Pero Mirella Latorre tuvo también familia en torno de su profesión, de la radio, la televisión, la actuación, donde cultivó profundas amistades. Otro grupo que se le convirtió en familia fueron los amigos de Augusto, que pasaron a ser también sus entrañables amigos: Mario Díaz, “El Chico Díaz”, Carlos “Negro” Jorquera, Manuel Cabieses, Alejandro Pérez, Hernán Uribe, entre otros.

Seguramente una virtud personal y profesional de Mirella Latorre fue traspasar y mantener su calidez, su dulzura, su tono, su sonrisa, su finura, su sencillez, tanto en la intimidad como frente a las cámaras. En los ya míticos programas televisivos que condujo en la televisión chilena y cubana, abordando diversidad de temas con incontables invitados, Mirella desplegaba inteligencia, sabiduría, modestia, precisión, serenidad, contundencia. Una mezcla difícil de lograr, menos si se asume la conducción periodística con voces estridentes, de sonoridad histérica y rictus arrogantes pretendiendo deshacer al entrevistado. Mirella hacía al entrevistado, lo perfilaba, lo desnudaba, y la gente podía comprender de qué se trataba.

Evocando la entrevista en “Bohemia” vienen a la cabeza su decidida oposición al pinochetismo y la dictadura, su lealtad de ideario, su humanidad, su amor por Augusto, su cariño y solidaridad por Cuba, su entereza, su capacidad de adaptabilidad, su sencillez.

Fue la “tía Mirella” de varias de las hijas e hijos de sus amigos más entrañables y a ellos dedicó infinitos instantes de apapacho, cariño, consejo, cercanía. Pudo incluso disfrutar de los nietos y nietas de sus cercanos.

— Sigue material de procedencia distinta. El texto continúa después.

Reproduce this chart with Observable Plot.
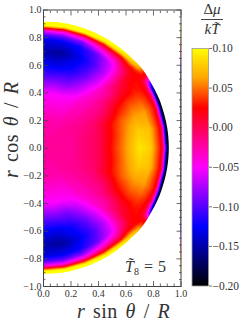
<!DOCTYPE html>
<html><head><meta charset="utf-8">
<script src="https://cdn.jsdelivr.net/npm/d3@7"></script>
<script src="https://cdn.jsdelivr.net/npm/@observablehq/plot@0.6"></script>
<style>
html,body{margin:0;padding:0;background:#fff}
#c{position:relative;width:244px;height:324px;overflow:hidden;font-family:"Liberation Serif",serif;color:#333}
#c svg{position:absolute;left:0;top:0;background:transparent}
.t{position:absolute;white-space:nowrap;line-height:1}
i{font-style:italic}
</style></head><body><div id="c"></div>
<script>
// radius values of the sampled table
const radii = [0, .2, .4, .5, .6, .7, .78, .82, .85, .87, .89, .9, .915];
// polar angle from the pole, degrees
const thetas = [0, 10, 20, 30, 40, 45, 50, 55, 60, 65, 70, 80, 90];
// surface radius at each polar angle
const surface = [.915, .915, .915, .915, .915, .915, .92, .918, .915, .915, .915, .915, .915];
const field0  = [-.02, -.025, -.05, -.09, -.125, -.15, -.135, -.10, -.05, .025, .10, .10, .10];
const field10 = [-.02, -.025, -.05, -.09, -.13, -.155, -.13, -.095, -.045, .025, .10, .10, .10];
const field20 = [-.02, -.025, -.05, -.09, -.12, -.135, -.12, -.085, -.03, .03, .10, .10, .10];
const field30 = [-.02, -.025, -.045, -.07, -.095, -.108, -.095, -.055, -.01, .03, .09, .10, .10];
const field40 = [-.02, -.022, -.03, -.04, -.055, -.065, -.055, -.03, 0, .03, .08, .09, .10];
const field45 = [-.02, -.02, -.03, -.03, -.03, -.03, -.02, 0, .02, .04, .07, .08, .09];
const field50 = [-.02, -.02, -.02, -.02, -.02, 0, .015, .02, .025, .03, .05, .06, .07];
const field55 = [-.02, -.02, -.018, -.015, 0, .015, .025, .028, .025, .02, .02, .015, .01];
const field60 = [-.02, -.02, -.012, -.005, .02, .033, .035, .03, .02, 0, -.06, -.11, -.14];
const field65 = [-.02, -.02, -.008, .008, .032, .048, .048, .038, .025, 0, -.08, -.16, -.2];
const field70 = [-.02, -.02, -.005, .02, .045, .06, .06, .045, .03, .005, -.09, -.18, -.2];
const field80 = [-.02, -.02, -.002, .025, .055, .08, .075, .05, .03, .005, -.1, -.18, -.2];
const field90 = [-.02, -.02, 0, .03, .06, .09, .08, .05, .03, 0, -.1, -.18, -.2];
const fieldRows = [field0, field10, field20, field30, field40, field45, field50, field55, field60, field65, field70, field80, field90];

const majorX = [0, .2, .4, .6, .8, 1];
const majorY = [-1, -.8, -.6, -.4, -.2, 0, .2, .4, .6, .8, 1];
const minorX = [.05, .1, .15, .25, .3, .35, .45, .5, .55, .65, .7, .75, .85, .9, .95];
const minorY = [-.95, -.9, -.85, -.75, -.7, -.65, -.55, -.5, -.45, -.35, -.3, -.25, -.15, -.1, -.05, .05, .1, .15, .25, .3, .35, .45, .5, .55, .65, .7, .75, .85, .9, .95];
const barTicks = [-.2, -.15, -.1, -.05, 0, .05, .1];
const colorDomain = [-.2, -.125, -.05, .025, .0625, .1];
const colorRange = ["#000000", "#0000ff", "#ff00ff", "#ff0000", "#ffa500", "#ffff00"];

const color = {type: "linear", domain: colorDomain, range: colorRange, interpolate: "rgb", clamp: true};
const cells = [];
thetas.forEach((t, i) => radii.forEach((r, j) => {
  if (r === 0 && t !== 90) return;
  const a = t * Math.PI / 180;
  cells.push({x: r * Math.sin(a), y: r * Math.cos(a), v: fieldRows[i][j]});
  if (t !== 90) cells.push({x: r * Math.sin(a), y: -r * Math.cos(a), v: fieldRows[i][j]});
}));
const edge = [];
thetas.forEach((t, i) => {
  const a = t * Math.PI / 180;
  edge.push({x: surface[i] * Math.sin(a), y: surface[i] * Math.cos(a)});
});
[...thetas].reverse().slice(1).forEach(t => {
  const i = thetas.indexOf(t), a = t * Math.PI / 180;
  edge.push({x: surface[i] * Math.sin(a), y: -surface[i] * Math.cos(a)});
});
const topY = edge[0].y;
const ink = "#444";
const fmt = d => d3.format(".1f")(d).replace("-", "\u2212");
const fmt2 = d => d3.format(".2f")(d).replace("-", "\u2212");
const font = {fontSize: 10, fontFamily: "Liberation Serif, serif"};
const tickSets = (axis, anchor, vals, size) => axis({anchor, ticks: vals, tickSize: size, text: null, label: null, stroke: ink, strokeWidth: .8});

const main = Plot.plot({
  width: 244, height: 324,
  marginLeft: 43, marginRight: 63.5, marginTop: 9.5, marginBottom: 38,
  x: {domain: [0, 1]}, y: {domain: [-1, 1]},
  color,
  style: {background: "transparent", ...font},
  marks: [
    Plot.raster(cells, {x: "x", y: "y", fill: "v", interpolate: "barycentric"}),
    // white outside the star's surface
    Plot.areaX(edge, {x1: "x", x2: () => 1, y: "y", fill: "white", curve: "catmull-rom"}),
    Plot.rectY([0], {x1: 0, x2: 1, y1: topY, y2: 1, fill: "white", stroke: "white", strokeWidth: 1}),
    Plot.rectY([0], {x1: 0, x2: 1, y1: -1, y2: -topY, fill: "white", stroke: "white", strokeWidth: 1}),
    tickSets(Plot.axisX, "bottom", majorX, -5),
    tickSets(Plot.axisX, "bottom", minorX, -2.5),
    tickSets(Plot.axisX, "top", majorX, -5),
    tickSets(Plot.axisX, "top", minorX, -2.5),
    tickSets(Plot.axisY, "left", majorY, -5),
    tickSets(Plot.axisY, "left", minorY, -2.5),
    tickSets(Plot.axisY, "right", majorY, -5),
    tickSets(Plot.axisY, "right", minorY, -2.5),
    Plot.axisX({anchor: "bottom", ticks: majorX, tickSize: 0, tickPadding: 3, tickFormat: fmt, label: null, fill: "#333"}),
    Plot.axisY({anchor: "left", ticks: majorY, tickSize: 0, tickPadding: 2, tickFormat: fmt, label: null, fill: "#333"}),
    Plot.frame({stroke: ink, strokeWidth: 1})
  ]
});
const bar = Plot.plot({
  width: 244, height: 324,
  marginLeft: 191.5, marginRight: 36, marginTop: 48, marginBottom: 38.5,
  x: {domain: [0, 1], axis: null}, y: {domain: [-.2, .1]},
  color,
  style: {background: "transparent", fontSize: 11.5, fontFamily: "Liberation Serif, serif"},
  marks: [
    Plot.raster({fill: (x, y) => y, x1: 0, x2: 1, y1: -.2, y2: .1}),
    Plot.axisY({anchor: "right", ticks: barTicks, tickSize: 3, tickPadding: 1, tickFormat: fmt2, label: null, stroke: "#777", fill: "#333"}),
    Plot.frame({stroke: "#999", strokeWidth: .8})
  ]
});
const c = document.getElementById("c");
c.append(main, bar);
const add = (html, css) => {
  const d = document.createElement("div");
  d.className = "t"; d.innerHTML = html; d.style.cssText = css; c.append(d);
};
const lab = 'font-size:20px;word-spacing:2.5px;letter-spacing:.4px;';
add('<i>r</i> sin <i>\u03b8</i> / <i>R</i>', 'left:77px;top:301px;' + lab);
add('<i>r</i> cos <i>\u03b8</i> / <i>R</i>', 'left:1px;top:178px;transform-origin:0 0;transform:rotate(-90deg);' + lab);
add('\u0394<i>\u03bc</i>', 'left:201px;top:2px;width:22px;text-align:center;font-size:15px;');
add('', 'left:201px;top:19px;width:22px;height:0;border-top:1px solid #444;');
add('<i>kT\u0303</i>', 'left:201px;top:22px;width:22px;text-align:center;font-size:15px;');
add('<i>T\u0303</i><span style="font-size:10px;position:relative;top:3px">8</span> = 5', 'left:125px;top:259px;font-size:16px;word-spacing:1px');
</script></body></html>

Queda su integralidad, su temple, su calidez, su sencillez, su profesionalismo, su sentido del humor, en la retina de tantas y de tantos; queda su timbre de voz y su palabra culta en los oídos de muchas y de muchos; y su figura espigada y elegante, en los ojos de muchísima gente que la recordará llegando a su casa en calle Gerona, saliendo de los estudios de Canal 13 en calle Lira o de Canal 7 en Bellavista, llegando al edificio de la Televisión Cubana en Calle 23 y su hogar en esa torre de microbrigada que la albergó en Cuba.

Quizá el homenaje más lindo para ella, es que en estos días de duelo por su partida, mujeres y hombres modestos, gente del pueblo, en Chile y en Cuba, la lloren porque no la olvidaron jamás.